A few issues back, in a review of Afghan-istan: The Hidden War by journalist Artyom Borovik, I asked readers if they knew of any Russian soldiers' first-person accounts of the Afghan war. Nobody did. In fact, the only responses I got were from readers hoping I'd heard something new.
But then I got a remarkable email letter from one Vladislav Tamarov, who wanted me to know that he had written just such a book. Tamarov's account of his career as writer of war memoir is worth quoting at some length:
"Hello, My name is Vladislav Tamarov . I am an author of " Afghanistan : a Russian Solder,s Story ", What is a reprint of " Afghanistan : Soviet Vietnam ".The rison why I am sending you this e-mail is simple. I served in Soviet Airborne Special Forces , in Afghanistan .621 days of war. 217 days in combat missions . During the war I was stupid enough, to take pictures ( I was professional photographer before I was drafted). When I returned home , I found my own shrink - writing . But in USSR I get in troubles for telling the truth about the war in Afghanistan , and with help from Vietnam Veterans of America , I moved to US . In 1992 my book was published . But then , only few people cared about this conflict , and in 1993 my publisher stopped the tour , and in 1994 my book was "DEAD ". Until September 11 I was working in PIZZA!!! "
Tamarov's command of English prose may have been imperfect, but I liked his story -- liked, above all, the raw literary ego and outrage sizzling in that all-caps, three-exclamation mark "PIZZA!" -- You were working in PIZZA, Vladislav Evgenievich? Surely not pizza! Anything but pizza!
I liked too the fact that Tamarov didn't bother to conceal the fact that September 11 was good news for him. If only a few others would admit as much. If only Bill Bennett, whose foul pamphlet Why We Fight... is full of the same delight at the morally cleansing effect of the WTC attacks, would come clean and admit that September 11 was the best thing that ever happened to him. If only the Republican National Committee would admit that they cried for joy when the towers collapsed, their worries at rigging the reelection of a beady-eyed moron suddenly vaporised like superheated concrete.
As Tamarov explains excitedly, his abortive literary career popped up again the minute the towers went down: "...everybody was telling me , that I have to forget about my book, and be like everybody else ! Then , you understand what happened: In few days every single copy available, was sold . In few weeks , I had to choose between 2 publishes to reprint my book : Ten speed press ( they small, but promised to put reprint on the shelves within 2 weeks ); ore " Penguin " ( big , more money ,a lot more). I was stupid to trust my agent to go with TEN SPEED ( only 3 month later I found out ,that he was friend with the owner for 30 years )."

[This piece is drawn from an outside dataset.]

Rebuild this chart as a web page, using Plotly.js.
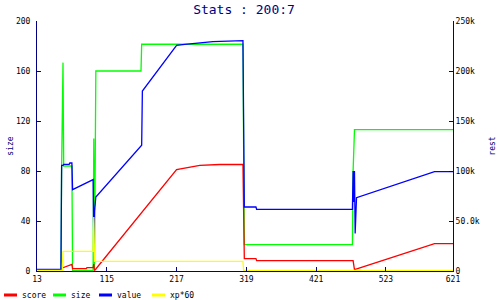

Now that's a story that brings back memories. You see, Ten Speed Press is a Berkeley outfit. I remember the plaque marking the birth of Ten Speed press on Bancroft Avenue, just across from UCB. What Ten Speed did to this innocent Blue Beret is a classic Berkeley story: "All the promises was broken , I spend more money than I made ( publisher decided not to pay my expenses, what is against the contract )."
Dear old Berkeley! If only someone would apply the Atta urban renewal scheme to a nice central spot in downtown Berkeley -- say the intersection of Bancroft and Telegraph! Forty years of grime, conceit and foamed coffee going up in a cloud of jet-napalm!
Nah, never happen; nobody can overcome the denim-and-suede mafiya of Berkeley. But this crazy Russian paratrooper ends his letter with a promise to try: "BUT this time I am not going to let my book die!!! I am ready to fight for it !!! PS : This is a fight of my life now ! I am not going to let some rich ,lazy , lying bustard to get away with murdering my book ! I guess , he never steeled from Airborne Soldier before ! Are you ready to help ? Are you ready for a ride ???"